The United States military operation on Oct. 3, 1993, was intended as a quick incursion by ground troops and helicopter-borne Rangers to capture some of Mr. Aidid's top lieutenants at a clandestine meeting in the center of the city. When two American helicopters were felled by rocket- propelled grenades and hundreds of Aidid supporters rushed in to fight, the planned 45-minute mission disintegrated into a sprawling, 16-hour urban battle that lasted all night.
It was after news of the deaths reached the outside world - and especially after publication of Paul Watson's Pulitzer Prize-winning photograph of one of the dead American soldiers being dragged through a Mogadishu marketplace - that American public opinion turned dramatically against further involvement in the struggle. Within a few months, President Clinton had pulled out the last of the American troops.
This led, some have argued, to a loss of boldness and confidence in the pursuit of American foreign policy that stretched through most of the next decade, up until Sept. 11.
Others, most notably David Halberstam in this fall's best-seller "War in a Time of Peace," have argued that this American military reluctance was actually an outgrowth of the nation's Vietnam experience, and had also played a role in the Gulf War campaign that predated Somalia. But the American deaths in Mogadishu certainly did nothing to stiffen American public opinion regarding further foreign campaigns.
It was only following the horrific images of jets plowing into the World Trade Center towers and of the damage to the Pentagon that the American public was stirred again, Mr. Roth said, ending the long period of timidity and isolationism. "That one picture in 1993 turned it one way and then, on Sept. 11, another picture changed it back again," he said.
Tom Matthews, who retired after 28 years as a helicopter pilot, was a lieutenant colonel in charge of all of the choppers hovering over Mogadishu during the battle depicted in Mr. Bowden's book. "I think, clearly, that some people looked at what happened in Somalia and they saw that as a sign of weakness," he said.
What was important to him, and to the Army Rangers and Delta Force members who had taken part in the 1993 battle and who were at the world premiere last week of "Black Hawk Down" at the Academy of Motion Picture Arts and Sciences in Beverly Hills, was that the record be made clear that what occurred on the streets of Mogadishu was not a military debacle for America.
Sgt. First Class Matthew Eversmann, who played a key role in the Mogadishu fighting and is the central character in the film (portrayed by Josh Hartnett), said that he was satisfied that the filmmakers, within the constraints of their need to be entertaining, had accurately shown what it was like to be in the middle of that battle. And regardless of inferences about how it might have affected subsequent American foreign policy, which he said he was constrained from discussing because he was still on active duty, he was convinced that the film would be a tonic for audiences now that American soldiers are in conflict once again.

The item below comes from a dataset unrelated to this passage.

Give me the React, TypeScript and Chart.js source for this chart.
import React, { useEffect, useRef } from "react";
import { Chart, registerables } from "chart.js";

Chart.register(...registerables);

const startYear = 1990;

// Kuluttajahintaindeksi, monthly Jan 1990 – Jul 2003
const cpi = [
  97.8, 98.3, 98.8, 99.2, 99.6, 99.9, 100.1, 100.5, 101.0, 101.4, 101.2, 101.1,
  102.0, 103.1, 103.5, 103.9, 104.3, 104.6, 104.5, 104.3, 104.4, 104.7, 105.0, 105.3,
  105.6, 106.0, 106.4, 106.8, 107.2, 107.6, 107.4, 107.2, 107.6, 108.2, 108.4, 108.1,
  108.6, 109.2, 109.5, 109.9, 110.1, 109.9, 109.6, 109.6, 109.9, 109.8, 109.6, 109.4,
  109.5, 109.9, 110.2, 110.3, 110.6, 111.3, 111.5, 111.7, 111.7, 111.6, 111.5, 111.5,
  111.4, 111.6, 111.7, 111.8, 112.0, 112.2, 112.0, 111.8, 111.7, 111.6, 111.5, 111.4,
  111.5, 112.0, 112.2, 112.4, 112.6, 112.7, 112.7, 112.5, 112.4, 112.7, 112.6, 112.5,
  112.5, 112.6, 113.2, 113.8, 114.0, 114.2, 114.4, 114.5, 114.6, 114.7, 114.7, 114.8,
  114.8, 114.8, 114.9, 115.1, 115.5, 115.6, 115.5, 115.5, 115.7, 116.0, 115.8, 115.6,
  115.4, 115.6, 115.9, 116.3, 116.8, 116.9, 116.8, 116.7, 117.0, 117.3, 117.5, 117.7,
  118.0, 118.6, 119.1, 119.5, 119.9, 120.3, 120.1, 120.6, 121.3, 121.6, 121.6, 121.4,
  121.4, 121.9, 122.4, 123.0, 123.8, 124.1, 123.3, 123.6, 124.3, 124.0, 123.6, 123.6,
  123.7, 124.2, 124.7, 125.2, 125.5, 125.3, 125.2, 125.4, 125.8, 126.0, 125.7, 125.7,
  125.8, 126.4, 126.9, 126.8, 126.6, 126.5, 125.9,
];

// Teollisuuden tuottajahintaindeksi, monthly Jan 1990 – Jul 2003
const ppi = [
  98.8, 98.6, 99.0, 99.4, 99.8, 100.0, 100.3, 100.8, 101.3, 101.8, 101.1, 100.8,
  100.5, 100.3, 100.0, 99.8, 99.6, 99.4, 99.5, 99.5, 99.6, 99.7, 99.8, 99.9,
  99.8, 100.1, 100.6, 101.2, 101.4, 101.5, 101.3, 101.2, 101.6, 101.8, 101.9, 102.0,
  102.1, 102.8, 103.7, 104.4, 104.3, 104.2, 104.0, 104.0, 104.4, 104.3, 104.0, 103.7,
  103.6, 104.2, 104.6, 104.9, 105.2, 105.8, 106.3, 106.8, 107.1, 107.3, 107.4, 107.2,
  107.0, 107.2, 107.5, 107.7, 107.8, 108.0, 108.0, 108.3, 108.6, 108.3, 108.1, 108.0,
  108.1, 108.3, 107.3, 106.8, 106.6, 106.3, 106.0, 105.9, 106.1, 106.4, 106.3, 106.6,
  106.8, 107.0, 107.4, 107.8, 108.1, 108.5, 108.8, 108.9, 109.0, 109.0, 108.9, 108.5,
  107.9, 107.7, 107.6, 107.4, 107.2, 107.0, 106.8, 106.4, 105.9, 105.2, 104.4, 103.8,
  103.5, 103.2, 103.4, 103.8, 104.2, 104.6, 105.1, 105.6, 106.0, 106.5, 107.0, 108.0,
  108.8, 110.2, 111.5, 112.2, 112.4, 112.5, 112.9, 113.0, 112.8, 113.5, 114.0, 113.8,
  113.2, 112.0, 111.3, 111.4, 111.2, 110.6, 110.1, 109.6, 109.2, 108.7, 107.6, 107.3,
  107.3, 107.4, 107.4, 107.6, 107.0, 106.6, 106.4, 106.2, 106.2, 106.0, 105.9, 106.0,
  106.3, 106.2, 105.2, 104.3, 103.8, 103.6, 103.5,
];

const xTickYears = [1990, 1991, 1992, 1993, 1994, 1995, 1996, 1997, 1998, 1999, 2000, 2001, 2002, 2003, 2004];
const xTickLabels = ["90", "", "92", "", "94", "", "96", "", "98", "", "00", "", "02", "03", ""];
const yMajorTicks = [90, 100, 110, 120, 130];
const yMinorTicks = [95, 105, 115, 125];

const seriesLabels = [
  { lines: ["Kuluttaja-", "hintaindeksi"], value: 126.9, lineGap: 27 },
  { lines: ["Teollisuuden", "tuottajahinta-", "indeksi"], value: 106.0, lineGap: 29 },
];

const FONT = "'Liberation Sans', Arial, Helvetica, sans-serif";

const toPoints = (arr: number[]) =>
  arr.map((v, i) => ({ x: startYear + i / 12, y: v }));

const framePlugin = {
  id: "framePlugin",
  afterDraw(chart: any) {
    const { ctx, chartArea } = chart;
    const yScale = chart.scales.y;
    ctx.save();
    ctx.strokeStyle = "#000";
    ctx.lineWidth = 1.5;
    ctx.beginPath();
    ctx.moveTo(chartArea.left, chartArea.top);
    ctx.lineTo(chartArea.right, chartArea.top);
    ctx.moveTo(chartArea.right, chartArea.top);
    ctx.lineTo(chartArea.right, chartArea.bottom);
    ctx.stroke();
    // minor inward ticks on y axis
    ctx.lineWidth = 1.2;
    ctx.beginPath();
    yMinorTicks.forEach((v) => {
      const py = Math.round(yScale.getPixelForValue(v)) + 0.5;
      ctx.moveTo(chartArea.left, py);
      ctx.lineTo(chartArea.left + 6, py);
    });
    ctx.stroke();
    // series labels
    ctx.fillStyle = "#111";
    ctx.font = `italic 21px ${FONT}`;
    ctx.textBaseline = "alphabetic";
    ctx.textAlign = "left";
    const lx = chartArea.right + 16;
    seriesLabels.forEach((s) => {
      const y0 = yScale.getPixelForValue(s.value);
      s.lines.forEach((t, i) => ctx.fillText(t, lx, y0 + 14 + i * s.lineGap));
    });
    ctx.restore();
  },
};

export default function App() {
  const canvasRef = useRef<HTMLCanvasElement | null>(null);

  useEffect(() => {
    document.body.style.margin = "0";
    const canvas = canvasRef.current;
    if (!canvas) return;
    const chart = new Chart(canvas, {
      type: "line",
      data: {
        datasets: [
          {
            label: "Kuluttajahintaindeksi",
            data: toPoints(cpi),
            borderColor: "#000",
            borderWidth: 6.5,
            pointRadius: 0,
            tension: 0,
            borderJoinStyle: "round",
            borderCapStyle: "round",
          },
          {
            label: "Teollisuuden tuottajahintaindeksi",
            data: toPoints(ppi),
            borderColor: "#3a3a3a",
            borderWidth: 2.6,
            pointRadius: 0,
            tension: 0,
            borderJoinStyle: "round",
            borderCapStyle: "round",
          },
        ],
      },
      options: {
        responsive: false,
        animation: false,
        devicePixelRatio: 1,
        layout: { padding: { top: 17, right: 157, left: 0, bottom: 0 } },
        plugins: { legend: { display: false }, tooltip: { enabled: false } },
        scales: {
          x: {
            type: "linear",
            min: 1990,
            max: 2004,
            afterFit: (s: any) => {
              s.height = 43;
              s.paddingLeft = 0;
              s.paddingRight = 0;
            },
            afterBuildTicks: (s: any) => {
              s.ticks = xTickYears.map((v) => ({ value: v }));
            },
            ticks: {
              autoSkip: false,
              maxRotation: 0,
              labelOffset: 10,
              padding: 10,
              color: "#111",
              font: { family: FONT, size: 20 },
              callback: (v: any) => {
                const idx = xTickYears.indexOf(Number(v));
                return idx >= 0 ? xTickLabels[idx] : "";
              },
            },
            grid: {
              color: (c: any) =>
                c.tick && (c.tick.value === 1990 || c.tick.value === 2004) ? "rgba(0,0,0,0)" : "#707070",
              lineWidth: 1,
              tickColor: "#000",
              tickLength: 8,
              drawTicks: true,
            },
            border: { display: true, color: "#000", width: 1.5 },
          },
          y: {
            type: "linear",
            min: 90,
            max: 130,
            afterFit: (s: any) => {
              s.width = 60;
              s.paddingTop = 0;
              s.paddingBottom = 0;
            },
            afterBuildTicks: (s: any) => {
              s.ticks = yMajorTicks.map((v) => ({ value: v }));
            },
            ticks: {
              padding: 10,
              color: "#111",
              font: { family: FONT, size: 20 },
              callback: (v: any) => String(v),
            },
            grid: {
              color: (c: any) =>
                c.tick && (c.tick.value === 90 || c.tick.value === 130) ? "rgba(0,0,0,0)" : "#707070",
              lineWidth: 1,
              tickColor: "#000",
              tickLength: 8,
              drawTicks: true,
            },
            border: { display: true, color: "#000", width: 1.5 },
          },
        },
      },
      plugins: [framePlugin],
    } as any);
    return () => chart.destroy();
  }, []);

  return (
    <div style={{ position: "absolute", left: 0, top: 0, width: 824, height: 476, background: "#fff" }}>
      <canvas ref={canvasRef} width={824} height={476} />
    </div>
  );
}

"I think it's going to be good for people to see this movie in the wake of what has been happening," Sergeant Eversmann said. "It's good for them to know that we have a capable military filled with guys willing to slide down the rope into the furnace, if you'll pardon me using a clich."

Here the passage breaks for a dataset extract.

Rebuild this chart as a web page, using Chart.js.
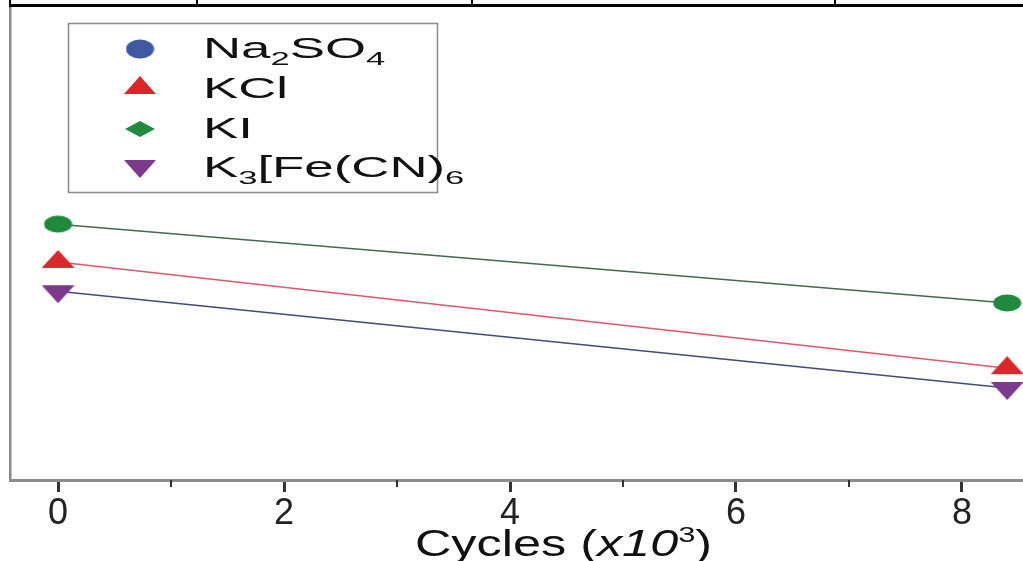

Actually, the decision on the closing crawl on the film was made in early December, as Mr. Scott scrambled to get a finished print of the film in time for its limited release (the final piece of the film's score, by Hans Zimmer, was not finished until 45 minutes before the premiere, the composer said, which is about as close as you can cut it).
An earlier print of the film, shown to a few journalists in mid-November, included a closing crawl that ticked off a series of events that followed the Mogadishu mission, including the removal of American troops from Somalia by President Clinton, the assassination of Mr. Aidid, the conflicts and humanitarian disasters in Rwanda, Bosnia and Kosovo and, finally, the terrorist attacks of Sept. 11. The implication was that an American loss of foreign policy resolve, and a reluctance to get involved in subsequent disasters, had played a role in convincing terrorists they could attack the United States.
"With what happened in Mogadishu, with the way that all came down, you end up with the terrorism we see today," Mr. Roth said. "It's so obvious now, eight years later. Jerry and Ridley and I all agreed we would be remiss in not making this connection to the general audience."
When people who had seen this early version of the film offered divergent reactions to the message - especially foreign journalists, to whom the conflicts i Rwanda and the former Yugoslavia had a somewhat different meaning - it was at first decided to trim out Rwanda, Bosnia and Kosovo but to keep the connection to Sept. 11.
The situations in Rwanda and the former Yugoslavia were murkier and seemed to stir up contentious feelings, especially abroad, Mr. Roth said. But the filmmakers still felt on firm ground connecting Mogadishu directly to Sept. 11, particularly on the strength of an interview Osama bin Laden gave following the bombings of the American embassies in Africa in which he characterized America's response to the Mogadishu battle as indicating a lack of national resolve.
But Mr. Scott still worried about including the Sept. 11 reference at all. Discussions went back and forth, and finally, as the film approached its final cut, it was removed.
The closing crawl that audiences will actually see concludes after describing the withdrawal of American troops from Somalia, the assassination of Mr. Aidid and the retirement of the United States commander who had led the 1993 raid. "I think the implication is there, if you want to discuss it," Mr. Scott said. "To me, it's very clear that there is a connection between Mogadishu and what is happening now. But to make it explicit at the end of this movie would have been too much."
Mr. Bruckheimer said he did not think the audience's appreciation of the film would really have been swayed by its political content, or even by having to view it during a time of actual conflict.
"I think it's a powerful film," he said. "And I think people are going to go see it based on its quality and not on any of these other considerations."